Giacometti, on view at the Solomon R. Guggenheim Museum in New York City, June 8 through September 12, 2018
Writing on the occasion of Alberto Giacometti’s death in 1966, critic John Berger remarked that if the Swiss-born sculptor had lived in an earlier period, he would have been a religious artist. Indeed Giacometti, best known for his tall, skinny bronze renderings of human figures and now the subject of a major retrospective at the Guggenheim Museum in New York, shares with the Renaissance a fascination with perspective and a passion for painting and sculpture as tools for understanding the world. Berger’s observation also implies something about the artist’s temperament.
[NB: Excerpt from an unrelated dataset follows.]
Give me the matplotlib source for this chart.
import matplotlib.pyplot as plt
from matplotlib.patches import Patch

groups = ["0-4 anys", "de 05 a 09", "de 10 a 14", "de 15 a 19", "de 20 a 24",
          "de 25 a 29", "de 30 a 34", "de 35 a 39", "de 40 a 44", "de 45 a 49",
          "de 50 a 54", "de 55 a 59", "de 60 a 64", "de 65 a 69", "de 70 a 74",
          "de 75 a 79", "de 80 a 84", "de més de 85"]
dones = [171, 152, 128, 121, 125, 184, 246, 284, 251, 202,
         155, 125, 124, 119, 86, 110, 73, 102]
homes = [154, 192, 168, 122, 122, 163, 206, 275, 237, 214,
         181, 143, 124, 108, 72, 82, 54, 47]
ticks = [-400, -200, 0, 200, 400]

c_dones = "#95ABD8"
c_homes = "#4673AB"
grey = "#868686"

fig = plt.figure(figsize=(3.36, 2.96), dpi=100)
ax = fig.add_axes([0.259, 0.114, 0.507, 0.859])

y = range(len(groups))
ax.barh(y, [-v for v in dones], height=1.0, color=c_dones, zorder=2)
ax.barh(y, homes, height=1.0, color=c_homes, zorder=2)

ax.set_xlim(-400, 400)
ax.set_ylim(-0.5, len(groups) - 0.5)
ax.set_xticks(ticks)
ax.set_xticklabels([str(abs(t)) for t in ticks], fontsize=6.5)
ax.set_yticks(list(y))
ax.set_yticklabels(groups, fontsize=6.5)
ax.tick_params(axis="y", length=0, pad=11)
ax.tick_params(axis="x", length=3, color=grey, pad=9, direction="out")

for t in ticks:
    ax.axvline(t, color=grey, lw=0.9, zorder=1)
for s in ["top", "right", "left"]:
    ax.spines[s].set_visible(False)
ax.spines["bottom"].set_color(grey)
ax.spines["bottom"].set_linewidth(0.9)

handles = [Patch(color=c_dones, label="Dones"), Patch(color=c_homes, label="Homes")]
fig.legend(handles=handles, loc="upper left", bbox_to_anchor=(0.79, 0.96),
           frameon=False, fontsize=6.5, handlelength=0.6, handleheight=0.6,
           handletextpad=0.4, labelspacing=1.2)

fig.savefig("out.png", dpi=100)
Though a non-believer, Giacometti confronted the existential dilemmas of the 20th century—the loss of meaning caused by fading religious certainties, the devastation of two world wars, the social alienation generated by rising consumerism—with the quiet stability and determination of a monk. He didn’t chant the psalms, but Giacometti, now dark and brooding, now exuberant with praise, approached art (and life) with the same fervor and tenacity as the psalmist.
Comprised of nearly two hundred sculptures, paintings, and drawings, Giacometti aims to introduce a new generation of museum-goers to the modernist master’s life and work. Beginning by tracing Giacometti’s early aesthetic influences (the ancient totems of Africa, Oceania, and the Cyclades, but also the avant-garde cubism and surrealism of Picasso and Brancusi), the exhibit then unfolds in loose chronological order, with works rhythmically arranged in thematic clusters. As they flow by we experience three intertwined moments of Giacometti’s artistic development: the playful anxiety of his surrealist phase in the 1920s and ’30s, the kinetic frenzy of the postwar years (when he was excited by cities, motion, and existentialism), and the tender serenity of the late 1950s and early ’60s, when he trained his attention on the mystery of the human face.